Mi verano
empieza cuando voy depositando sin orden ni concierto los bártulos del campamento en el
capó del coche. No el 21 de junio, que es cuando dice el calendario
astronómico, sino cuando dejo arriba, en el piso de mi casa, las persianas
echadas, los electrodomésticos desenchufados y las tareas y cargos
eclesiásticos bien dobladitos en el segundo cajón de la mesa de despacho.
Es arrancar el
Ford y sentirme feliz, intrigado por las sorpresas que con seguridad me
depararán estos meses y, sobre todo,
libre.

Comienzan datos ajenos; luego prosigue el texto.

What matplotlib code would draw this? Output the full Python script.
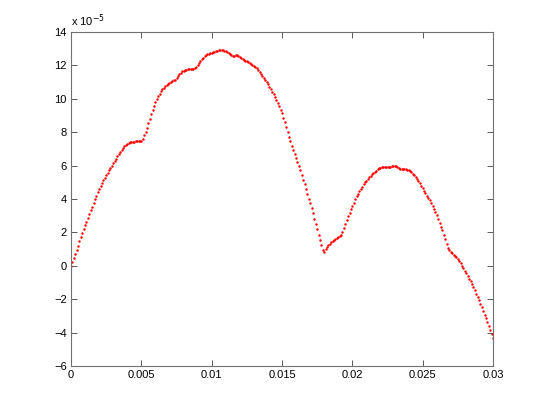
import numpy as np
import matplotlib
matplotlib.use("Agg")
import matplotlib.pyplot as plt

# sample times, one every 0.1 ms
t = np.arange(301) * 1e-4

# signal values, in units of 1e-5
y = [
    0.00, 0.24, 0.48, 0.73, 0.97, 1.21, 1.46, 1.70, 1.95, 2.19,
    2.42, 2.65, 2.88, 3.10, 3.33, 3.55, 3.77, 3.99, 4.20, 4.42,
    4.62, 4.80, 4.97, 5.12, 5.27, 5.41, 5.56, 5.71, 5.86, 6.00,
    6.14, 6.28, 6.42, 6.56, 6.70, 6.83, 6.96, 7.08, 7.18, 7.26,
    7.32, 7.36, 7.39, 7.41, 7.43, 7.44, 7.45, 7.45, 7.46, 7.47,
    7.50, 7.62, 7.82, 8.04, 8.28, 8.55, 8.82, 9.08, 9.33, 9.56,
    9.78, 9.98, 10.16, 10.31, 10.44, 10.56, 10.66, 10.74, 10.82, 10.90,
    10.96, 11.01, 11.06, 11.10, 11.14, 11.22, 11.34, 11.46, 11.56, 11.64,
    11.69, 11.72, 11.75, 11.77, 11.78, 11.79, 11.80, 11.81, 11.83, 11.90,
    12.02, 12.15, 12.26, 12.37, 12.46, 12.54, 12.61, 12.67, 12.71, 12.74,
    12.77, 12.80, 12.83, 12.86, 12.88, 12.90, 12.92, 12.92, 12.91, 12.89,
    12.86, 12.82, 12.76, 12.68, 12.60, 12.56, 12.58, 12.61, 12.62, 12.58,
    12.52, 12.45, 12.39, 12.34, 12.29, 12.26, 12.21, 12.15, 12.09, 12.03,
    11.96, 11.90, 11.82, 11.72, 11.61, 11.50, 11.39, 11.27, 11.14, 11.00,
    10.86, 10.72, 10.58, 10.43, 10.27, 10.10, 9.92, 9.73, 9.54, 9.34,
    9.13, 8.88, 8.60, 8.31, 8.02, 7.73, 7.46, 7.20, 6.96, 6.72,
    6.48, 6.24, 6.00, 5.73, 5.45, 5.16, 4.87, 4.58, 4.30, 4.02,
    3.74, 3.45, 3.14, 2.82, 2.50, 2.18, 1.87, 1.56, 1.26, 0.97,
    0.80, 0.98, 1.10, 1.22, 1.33, 1.42, 1.50, 1.56, 1.62, 1.67,
    1.71, 1.76, 1.85, 2.02, 2.25, 2.52, 2.76, 2.98, 3.18, 3.38,
    3.58, 3.78, 3.98, 4.16, 4.32, 4.47, 4.61, 4.74, 4.87, 4.99,
    5.10, 5.20, 5.30, 5.39, 5.48, 5.56, 5.63, 5.70, 5.77, 5.83,
    5.88, 5.92, 5.93, 5.93, 5.92, 5.91, 5.91, 5.92, 5.95, 5.97,
    5.97, 5.95, 5.91, 5.86, 5.82, 5.80, 5.79, 5.78, 5.77, 5.75,
    5.72, 5.67, 5.60, 5.51, 5.41, 5.30, 5.18, 5.06, 4.94, 4.80,
    4.65, 4.50, 4.33, 4.16, 4.04, 3.92, 3.77, 3.60, 3.42, 3.22,
    3.03, 2.82, 2.58, 2.35, 2.12, 1.86, 1.58, 1.32, 1.08, 0.92,
    0.83, 0.75, 0.67, 0.59, 0.50, 0.42, 0.30, 0.16, 0.01, -0.14,
    -0.30, -0.46, -0.62, -0.78, -0.94, -1.10, -1.27, -1.46, -1.66, -1.86,
    -2.06, -2.26, -2.48, -2.70, -2.92, -3.14, -3.36, -3.58, -3.82, -4.06,
    -4.32,
]

xticks = [0, 0.005, 0.01, 0.015, 0.02, 0.025, 0.03]
xlabels = ["0", "0.005", "0.01", "0.015", "0.02", "0.025", "0.03"]
yticks = list(range(-6, 15, 2))

plt.rcParams['font.family'] = ['Liberation Sans', 'DejaVu Sans']

fig = plt.figure(figsize=(5.45, 4.12), dpi=100)
ax = fig.add_axes([0.1303, 0.1117, 0.7743, 0.8106])

ax.plot(t, y, 'r.', markersize=3.5, markeredgewidth=0)

ax.set_xlim(0, 0.03)
ax.set_ylim(-6, 14)
ax.set_xticks(xticks)
ax.set_xticklabels(xlabels)
ax.set_yticks(yticks)
ax.tick_params(direction='in', length=4, width=0.6, labelsize=8,
               top=True, right=True, colors='#404040', labelcolor='black', pad=3)
for s in ax.spines.values():
    s.set_color('#707070')
    s.set_linewidth(0.8)

ax.text(0.0, 1.008, r'x 10$^{-5}$', transform=ax.transAxes, fontsize=8,
        ha='left', va='bottom')

fig.savefig('out.png', dpi=100)
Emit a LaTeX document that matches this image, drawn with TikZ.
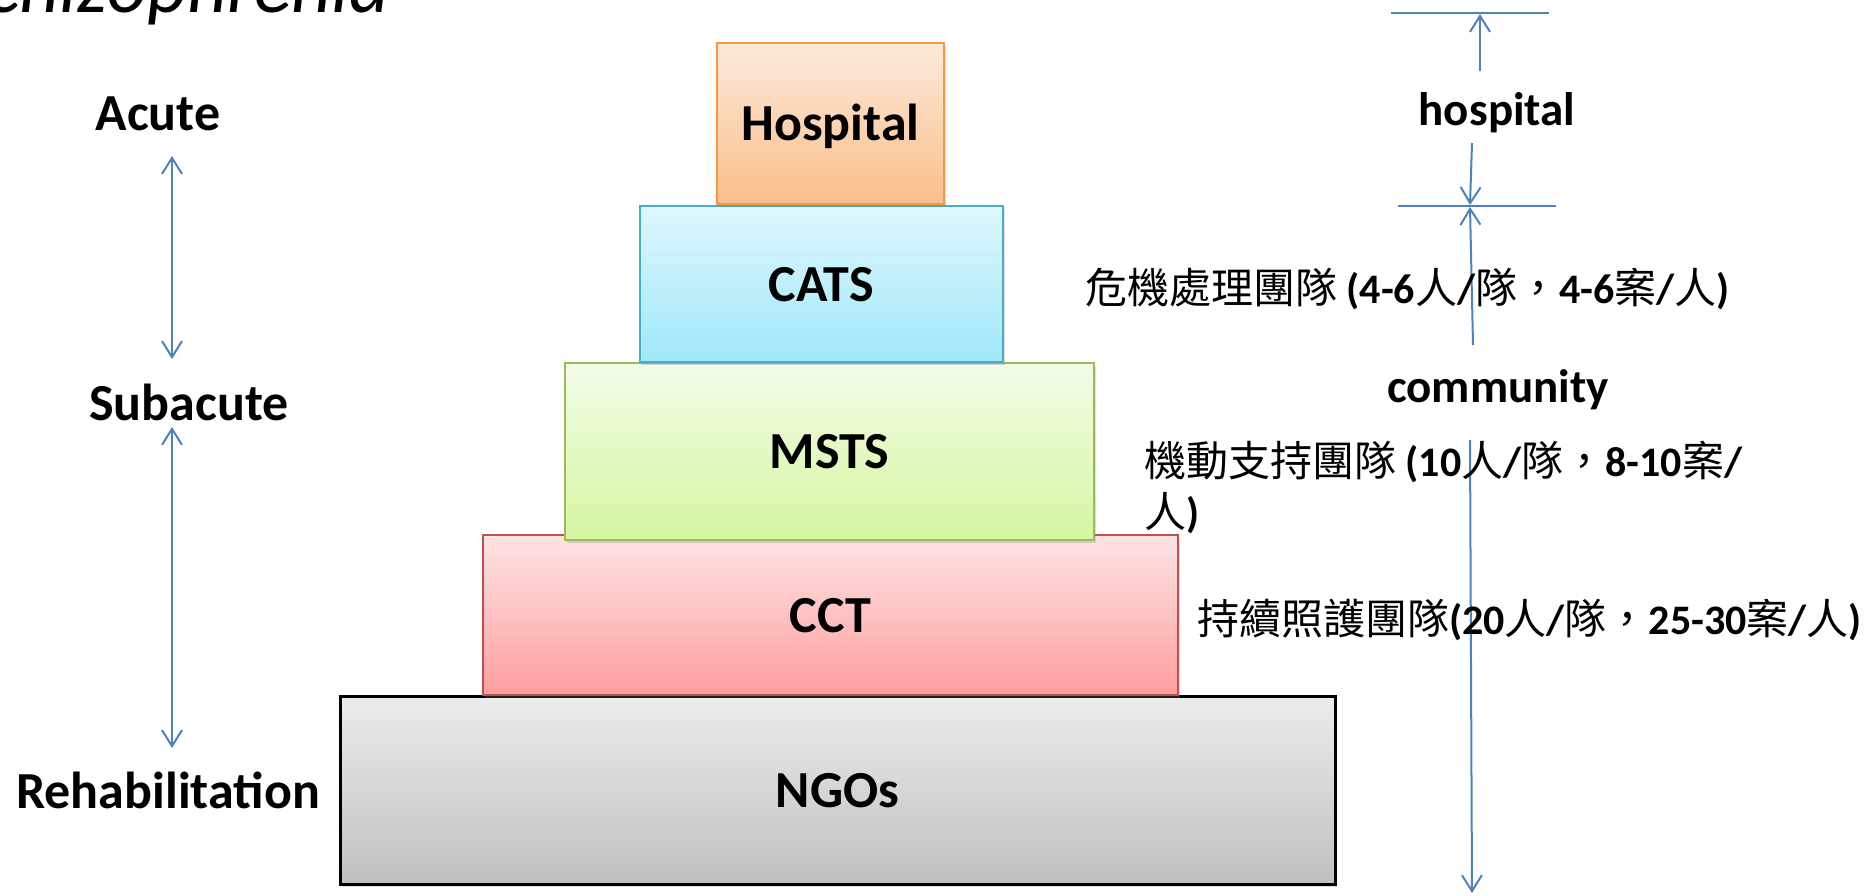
\documentclass[tikz,border=0pt]{standalone}
\usepackage{fontspec}
\setmainfont{Carlito}
\newfontfamily\cjkfont{Noto Sans CJK TC}
\usetikzlibrary{arrows.meta,shadows}
\definecolor{arrowblue}{RGB}{79,129,189}
\definecolor{hospTop}{RGB}{253,234,218}
\definecolor{hospBot}{RGB}{251,190,140}
\definecolor{hospLine}{RGB}{247,150,70}
\definecolor{catsTop}{RGB}{222,247,253}
\definecolor{catsBot}{RGB}{160,232,250}
\definecolor{catsLine}{RGB}{75,172,198}
\definecolor{mstsTop}{RGB}{242,252,232}
\definecolor{mstsBot}{RGB}{214,246,160}
\definecolor{mstsLine}{RGB}{155,187,89}
\definecolor{cctTop}{RGB}{253,228,228}
\definecolor{cctBot}{RGB}{255,158,158}
\definecolor{cctLine}{RGB}{192,80,77}
\definecolor{ngoTop}{RGB}{236,236,236}
\definecolor{ngoBot}{RGB}{192,192,192}
\newcommand{\zc}[1]{{\cjkfont\mdseries #1}}
\begin{document}
\begin{tikzpicture}[x=1pt,y=-1pt,
  >={Straight Barb[length=16pt,width=20pt]},
  tier/.style={draw, line width=2pt, inner sep=0pt,
    font=\fontsize{52}{60}\selectfont\bfseries,
    text height=34pt, text depth=0pt,
    drop shadow={shadow xshift=2pt, shadow yshift=-3pt, opacity=0.25}},
  stage/.style={inner sep=0pt, anchor=base, font=\fontsize{52}{60}\selectfont\bfseries},
  place/.style={inner sep=0pt, anchor=base, font=\fontsize{47}{56}\selectfont\bfseries},
  team/.style={inner sep=0pt, anchor=base west, align=left, font=\fontsize{42}{51}\selectfont\bfseries},
  blueline/.style={draw=arrowblue, line width=2pt},
]
\clip (0,0) rectangle (1873,895);

% title, cut by the top-left edge
\node[inner sep=0pt, anchor=base east, font=\fontsize{78}{90}\selectfont\itshape] (title) at (390,12) {Schizophrenia};

% pyramid tiers (bottom first, upper tiers drawn over)
\node[tier, draw=black, line width=3pt, top color=ngoTop, bottom color=ngoBot,
  minimum width=995pt, minimum height=188pt] (ngo) at (837.5,790) {NGOs};
\node[tier, draw=cctLine, top color=cctTop, bottom color=cctBot,
  minimum width=695pt, minimum height=160pt] (cct) at (830.5,615) {CCT};
\node[tier, draw=mstsLine, top color=mstsTop, bottom color=mstsBot,
  minimum width=529pt, minimum height=177pt] (msts) at (829.5,451) {MSTS};
\node[tier, draw=catsLine, top color=catsTop, bottom color=catsBot,
  minimum width=363pt, minimum height=156pt] (cats) at (821.5,284) {CATS};
\node[tier, draw=hospLine, top color=hospTop, bottom color=hospBot,
  minimum width=227pt, minimum height=161pt] (hosp) at (830.5,123) {Hospital};

% left stage labels
\node[stage] (acute) at (158,130) {Acute};
\node[stage] (subacute) at (189,420) {Subacute};
\node[stage] (rehab) at (168,808) {Rehabilitation};

\coordinate (lA1) at (172,156);
\coordinate (lA2) at (172,359);
\coordinate (lB1) at (172,427);
\coordinate (lB2) at (172,748);
\draw[blueline, <->] (lA1) -- (lA2);
\draw[blueline, <->] (lB1) -- (lB2);

% right side: hospital / community
\coordinate (topL) at (1391,13);
\coordinate (topR) at (1549,13);
\coordinate (midL) at (1398,206);
\coordinate (midR) at (1556,206);
\draw[blueline] (topL) -- (topR);
\draw[blueline] (midL) -- (midR);

\node[place] (hospital) at (1497,125) {hospital};
\node[place] (community) at (1498,402) {community};

\coordinate (hUpS) at (1480,71);
\coordinate (hUpE) at (1480,14);
\coordinate (hDnS) at (1472,143);
\coordinate (hDnE) at (1470,205);
\coordinate (cUpS) at (1473,345);
\coordinate (cUpE) at (1470,207);
\coordinate (cDnS) at (1470,440);
\coordinate (cDnE) at (1472,893);
\draw[blueline, ->] (hUpS) -- (hUpE);
\draw[blueline, ->] (hDnS) -- (hDnE);
\draw[blueline, ->] (cUpS) -- (cUpE);
\draw[blueline, ->] (cDnS) -- (cDnE);

% team descriptions
\node[team] (crisis) at (1085,303) {\zc{危機處理團隊} (4-6\zc{人}/\zc{隊，}4-6\zc{案}/\zc{人})};
\node[team] (mobile) at (1144,527) {\zc{機動支持團隊} (10\zc{人}/\zc{隊，}8-10\zc{案}/\\\zc{人})};
\node[team] (continuing) at (1197,634) {\zc{持續照護團隊}(20\zc{人}/\zc{隊，}25-30\zc{案}/\zc{人})};
\end{tikzpicture}
\end{document}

Libre y nostálgico como se siente el actor al terminar la función de
noche y saber que vuelve a ser el mismo, tan distinto del que el espectador ha
admirado y contemplado. Si me gusta el verano es porque me devuelve a lo mejor de
mí mismo. Aquel que se acepta sin maquillajes ni componendas, que sale a la
intemperie y se deja zarandear por el atrevimiento de los jóvenes y la
simplicidad y la sinceridad de los
niños. Aquel que se sumerge embelesado en el anonimato de la masa desinhibida y
gozosa de la playa.
Y es
justamente ahí, en esos días en los que me recupero a mi mismo, cuando paradójicamente
me siento mucho más y ¿por qué no? mejor cura. Ya que viviendo de esa manera me
vuelvo a reencontrar y me reafirmo en aquel amor primero con el que me decidí a
seguir a Jesús ya hace varias décadas,
sin darle importancia al atrezo y el
escenario sacral, sin reverencias y credenciales crelicales, oferente de esa
hostia total de la creación que tan sobrecogedora y místicamente describe
Teilhar de Chardin en su Misa sobre el Mundo, convencido que no hay templo
mejor que el Universo, ni feligresía más apta que la humanidad, ni rito más
vivo y agradable a Dios que la propia existencia con sus gozos y las
esperanzas, tristezas y angustias. No lo digo yo, se lo dijo en confidencia de
verano, a la sombra y junto a un pozo, Jesús a la Samaritana: “A mi Padre se le adora en espíritu y verdad”.